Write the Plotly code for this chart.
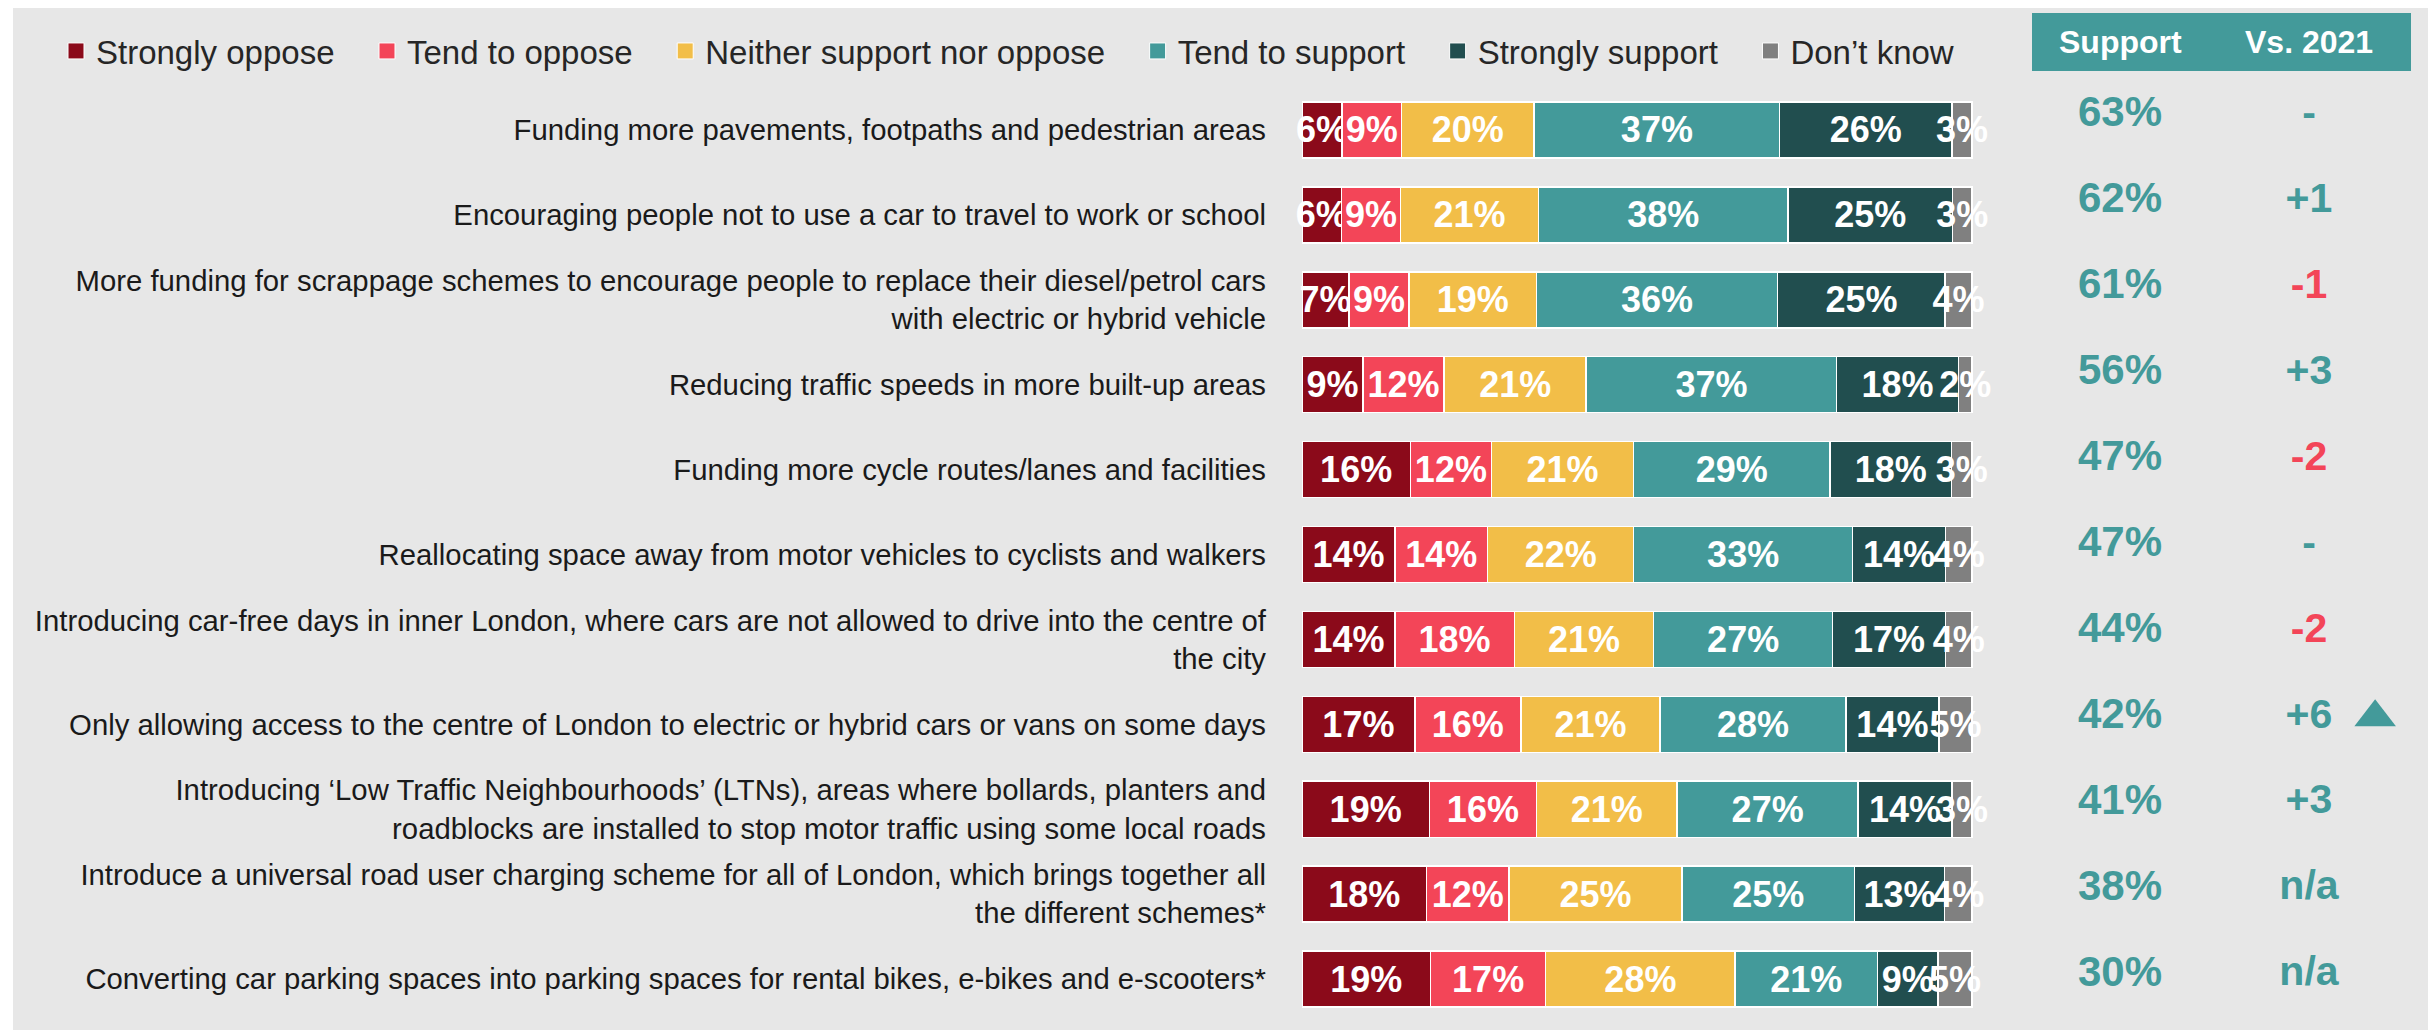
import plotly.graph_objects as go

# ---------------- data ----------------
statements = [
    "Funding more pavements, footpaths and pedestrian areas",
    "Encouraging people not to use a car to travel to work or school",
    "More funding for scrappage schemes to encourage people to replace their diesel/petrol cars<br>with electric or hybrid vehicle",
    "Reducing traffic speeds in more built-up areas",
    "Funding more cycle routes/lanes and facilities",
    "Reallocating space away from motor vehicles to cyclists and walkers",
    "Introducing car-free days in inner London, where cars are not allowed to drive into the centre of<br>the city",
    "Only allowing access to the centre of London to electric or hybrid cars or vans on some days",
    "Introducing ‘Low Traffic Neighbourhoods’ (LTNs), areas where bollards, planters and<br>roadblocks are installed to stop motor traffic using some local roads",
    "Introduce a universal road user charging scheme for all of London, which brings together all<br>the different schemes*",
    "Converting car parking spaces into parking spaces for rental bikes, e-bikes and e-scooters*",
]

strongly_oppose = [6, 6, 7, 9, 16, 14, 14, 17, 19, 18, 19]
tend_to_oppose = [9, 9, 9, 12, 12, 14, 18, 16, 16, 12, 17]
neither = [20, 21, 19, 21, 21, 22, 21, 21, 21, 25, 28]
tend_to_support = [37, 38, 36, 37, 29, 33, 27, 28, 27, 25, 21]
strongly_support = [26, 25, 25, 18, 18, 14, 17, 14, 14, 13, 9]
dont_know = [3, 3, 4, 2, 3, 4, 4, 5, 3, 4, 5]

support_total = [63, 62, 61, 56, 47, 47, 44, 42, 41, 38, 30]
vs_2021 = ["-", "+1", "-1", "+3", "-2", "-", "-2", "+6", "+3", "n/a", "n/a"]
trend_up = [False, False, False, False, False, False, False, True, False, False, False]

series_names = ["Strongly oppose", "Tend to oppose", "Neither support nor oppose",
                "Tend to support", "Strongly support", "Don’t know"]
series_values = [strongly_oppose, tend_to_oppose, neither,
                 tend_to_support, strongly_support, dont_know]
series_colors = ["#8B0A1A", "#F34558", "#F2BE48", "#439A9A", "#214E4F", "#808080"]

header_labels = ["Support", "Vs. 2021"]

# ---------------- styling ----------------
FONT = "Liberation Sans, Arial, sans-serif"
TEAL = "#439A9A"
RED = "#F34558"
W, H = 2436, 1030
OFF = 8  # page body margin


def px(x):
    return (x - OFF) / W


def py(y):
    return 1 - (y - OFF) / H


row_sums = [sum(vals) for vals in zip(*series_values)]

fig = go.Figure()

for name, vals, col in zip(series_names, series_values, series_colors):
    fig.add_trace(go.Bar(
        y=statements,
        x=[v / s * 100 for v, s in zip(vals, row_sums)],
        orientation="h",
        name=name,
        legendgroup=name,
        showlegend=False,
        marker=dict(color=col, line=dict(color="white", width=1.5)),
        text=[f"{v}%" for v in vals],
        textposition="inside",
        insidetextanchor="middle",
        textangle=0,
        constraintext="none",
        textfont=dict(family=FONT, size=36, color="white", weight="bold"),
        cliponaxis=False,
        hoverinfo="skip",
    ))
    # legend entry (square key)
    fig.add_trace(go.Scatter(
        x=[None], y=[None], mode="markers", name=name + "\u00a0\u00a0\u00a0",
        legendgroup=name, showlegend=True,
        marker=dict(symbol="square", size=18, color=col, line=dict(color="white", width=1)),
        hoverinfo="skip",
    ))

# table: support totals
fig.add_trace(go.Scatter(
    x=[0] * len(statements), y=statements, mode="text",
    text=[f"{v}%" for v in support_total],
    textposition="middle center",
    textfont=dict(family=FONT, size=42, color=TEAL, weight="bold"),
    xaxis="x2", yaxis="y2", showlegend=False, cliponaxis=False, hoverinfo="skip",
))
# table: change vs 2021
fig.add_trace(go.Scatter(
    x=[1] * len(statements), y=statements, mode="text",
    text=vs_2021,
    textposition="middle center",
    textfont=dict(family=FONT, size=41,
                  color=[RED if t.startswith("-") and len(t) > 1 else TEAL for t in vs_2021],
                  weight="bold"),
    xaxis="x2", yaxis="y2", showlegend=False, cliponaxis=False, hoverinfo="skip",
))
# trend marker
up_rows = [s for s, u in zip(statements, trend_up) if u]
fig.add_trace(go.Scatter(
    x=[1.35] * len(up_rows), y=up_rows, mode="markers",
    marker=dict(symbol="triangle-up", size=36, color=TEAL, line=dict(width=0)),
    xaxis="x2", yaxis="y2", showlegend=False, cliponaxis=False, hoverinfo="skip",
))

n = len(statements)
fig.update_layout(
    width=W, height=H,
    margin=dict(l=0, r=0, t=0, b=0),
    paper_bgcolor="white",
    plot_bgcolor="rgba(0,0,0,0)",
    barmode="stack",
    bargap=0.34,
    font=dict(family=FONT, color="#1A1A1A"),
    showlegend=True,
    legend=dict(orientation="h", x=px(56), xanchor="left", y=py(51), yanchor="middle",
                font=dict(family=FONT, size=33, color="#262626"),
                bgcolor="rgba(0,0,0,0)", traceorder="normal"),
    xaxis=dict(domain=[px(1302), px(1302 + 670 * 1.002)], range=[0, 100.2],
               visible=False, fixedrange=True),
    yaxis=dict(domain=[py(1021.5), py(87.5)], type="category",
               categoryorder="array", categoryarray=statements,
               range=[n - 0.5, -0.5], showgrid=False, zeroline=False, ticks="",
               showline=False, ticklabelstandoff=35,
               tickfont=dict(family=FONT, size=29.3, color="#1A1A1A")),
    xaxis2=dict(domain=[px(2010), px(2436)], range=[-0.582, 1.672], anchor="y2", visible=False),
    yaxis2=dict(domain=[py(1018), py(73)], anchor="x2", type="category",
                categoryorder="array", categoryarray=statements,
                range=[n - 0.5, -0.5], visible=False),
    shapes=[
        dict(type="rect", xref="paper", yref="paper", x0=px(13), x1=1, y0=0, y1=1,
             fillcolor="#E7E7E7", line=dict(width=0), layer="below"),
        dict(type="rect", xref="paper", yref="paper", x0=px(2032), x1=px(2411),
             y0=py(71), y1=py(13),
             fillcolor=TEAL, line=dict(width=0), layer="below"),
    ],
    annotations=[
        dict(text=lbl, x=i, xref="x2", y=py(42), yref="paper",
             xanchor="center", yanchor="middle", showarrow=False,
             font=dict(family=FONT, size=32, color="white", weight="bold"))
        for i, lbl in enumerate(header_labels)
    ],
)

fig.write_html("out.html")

_Problem requirements:_
Restate the whole listing above exactly, except for its images.

_Reply to the task:_
Write the Plotly code for this chart.
import plotly.graph_objects as go

# ---------------- data ----------------
statements = [
    "Funding more pavements, footpaths and pedestrian areas",
    "Encouraging people not to use a car to travel to work or school",
    "More funding for scrappage schemes to encourage people to replace their diesel/petrol cars<br>with electric or hybrid vehicle",
    "Reducing traffic speeds in more built-up areas",
    "Funding more cycle routes/lanes and facilities",
    "Reallocating space away from motor vehicles to cyclists and walkers",
    "Introducing car-free days in inner London, where cars are not allowed to drive into the centre of<br>the city",
    "Only allowing access to the centre of London to electric or hybrid cars or vans on some days",
    "Introducing ‘Low Traffic Neighbourhoods’ (LTNs), areas where bollards, planters and<br>roadblocks are installed to stop motor traffic using some local roads",
    "Introduce a universal road user charging scheme for all of London, which brings together all<br>the different schemes*",
    "Converting car parking spaces into parking spaces for rental bikes, e-bikes and e-scooters*",
]

strongly_oppose = [6, 6, 7, 9, 16, 14, 14, 17, 19, 18, 19]
tend_to_oppose = [9, 9, 9, 12, 12, 14, 18, 16, 16, 12, 17]
neither = [20, 21, 19, 21, 21, 22, 21, 21, 21, 25, 28]
tend_to_support = [37, 38, 36, 37, 29, 33, 27, 28, 27, 25, 21]
strongly_support = [26, 25, 25, 18, 18, 14, 17, 14, 14, 13, 9]
dont_know = [3, 3, 4, 2, 3, 4, 4, 5, 3, 4, 5]

support_total = [63, 62, 61, 56, 47, 47, 44, 42, 41, 38, 30]
vs_2021 = ["-", "+1", "-1", "+3", "-2", "-", "-2", "+6", "+3", "n/a", "n/a"]
trend_up = [False, False, False, False, False, False, False, True, False, False, False]

series_names = ["Strongly oppose", "Tend to oppose", "Neither support nor oppose",
                "Tend to support", "Strongly support", "Don’t know"]
series_values = [strongly_oppose, tend_to_oppose, neither,
                 tend_to_support, strongly_support, dont_know]
series_colors = ["#8B0A1A", "#F34558", "#F2BE48", "#439A9A", "#214E4F", "#808080"]

header_labels = ["Support", "Vs. 2021"]

# ---------------- styling ----------------
FONT = "Liberation Sans, Arial, sans-serif"
TEAL = "#439A9A"
RED = "#F34558"
W, H = 2436, 1030
OFF = 8  # page body margin


def px(x):
    return (x - OFF) / W


def py(y):
    return 1 - (y - OFF) / H


row_sums = [sum(vals) for vals in zip(*series_values)]

fig = go.Figure()

for name, vals, col in zip(series_names, series_values, series_colors):
    fig.add_trace(go.Bar(
        y=statements,
        x=[v / s * 100 for v, s in zip(vals, row_sums)],
        orientation="h",
        name=name,
        legendgroup=name,
        showlegend=False,
        marker=dict(color=col, line=dict(color="white", width=1.5)),
        text=[f"{v}%" for v in vals],
        textposition="inside",
        insidetextanchor="middle",
        textangle=0,
        constraintext="none",
        textfont=dict(family=FONT, size=36, color="white", weight="bold"),
        cliponaxis=False,
        hoverinfo="skip",
    ))
    # legend entry (square key)
    fig.add_trace(go.Scatter(
        x=[None], y=[None], mode="markers", name=name + "\u00a0\u00a0\u00a0",
        legendgroup=name, showlegend=True,
        marker=dict(symbol="square", size=18, color=col, line=dict(color="white", width=1)),
        hoverinfo="skip",
    ))

# table: support totals
fig.add_trace(go.Scatter(
    x=[0] * len(statements), y=statements, mode="text",
    text=[f"{v}%" for v in support_total],
    textposition="middle center",
    textfont=dict(family=FONT, size=42, color=TEAL, weight="bold"),
    xaxis="x2", yaxis="y2", showlegend=False, cliponaxis=False, hoverinfo="skip",
))
# table: change vs 2021
fig.add_trace(go.Scatter(
    x=[1] * len(statements), y=statements, mode="text",
    text=vs_2021,
    textposition="middle center",
    textfont=dict(family=FONT, size=41,
                  color=[RED if t.startswith("-") and len(t) > 1 else TEAL for t in vs_2021],
                  weight="bold"),
    xaxis="x2", yaxis="y2", showlegend=False, cliponaxis=False, hoverinfo="skip",
))
# trend marker
up_rows = [s for s, u in zip(statements, trend_up) if u]
fig.add_trace(go.Scatter(
    x=[1.35] * len(up_rows), y=up_rows, mode="markers",
    marker=dict(symbol="triangle-up", size=36, color=TEAL, line=dict(width=0)),
    xaxis="x2", yaxis="y2", showlegend=False, cliponaxis=False, hoverinfo="skip",
))

n = len(statements)
fig.update_layout(
    width=W, height=H,
    margin=dict(l=0, r=0, t=0, b=0),
    paper_bgcolor="white",
    plot_bgcolor="rgba(0,0,0,0)",
    barmode="stack",
    bargap=0.34,
    font=dict(family=FONT, color="#1A1A1A"),
    showlegend=True,
    legend=dict(orientation="h", x=px(56), xanchor="left", y=py(51), yanchor="middle",
                font=dict(family=FONT, size=33, color="#262626"),
                bgcolor="rgba(0,0,0,0)", traceorder="normal"),
    xaxis=dict(domain=[px(1302), px(1302 + 670 * 1.002)], range=[0, 100.2],
               visible=False, fixedrange=True),
    yaxis=dict(domain=[py(1021.5), py(87.5)], type="category",
               categoryorder="array", categoryarray=statements,
               range=[n - 0.5, -0.5], showgrid=False, zeroline=False, ticks="",
               showline=False, ticklabelstandoff=35,
               tickfont=dict(family=FONT, size=29.3, color="#1A1A1A")),
    xaxis2=dict(domain=[px(2010), px(2436)], range=[-0.582, 1.672], anchor="y2", visible=False),
    yaxis2=dict(domain=[py(1018), py(73)], anchor="x2", type="category",
                categoryorder="array", categoryarray=statements,
                range=[n - 0.5, -0.5], visible=False),
    shapes=[
        dict(type="rect", xref="paper", yref="paper", x0=px(13), x1=1, y0=0, y1=1,
             fillcolor="#E7E7E7", line=dict(width=0), layer="below"),
        dict(type="rect", xref="paper", yref="paper", x0=px(2032), x1=px(2411),
             y0=py(71), y1=py(13),
             fillcolor=TEAL, line=dict(width=0), layer="below"),
    ],
    annotations=[
        dict(text=lbl, x=i, xref="x2", y=py(42), yref="paper",
             xanchor="center", yanchor="middle", showarrow=False,
             font=dict(family=FONT, size=32, color="white", weight="bold"))
        for i, lbl in enumerate(header_labels)
    ],
)

fig.write_html("out.html")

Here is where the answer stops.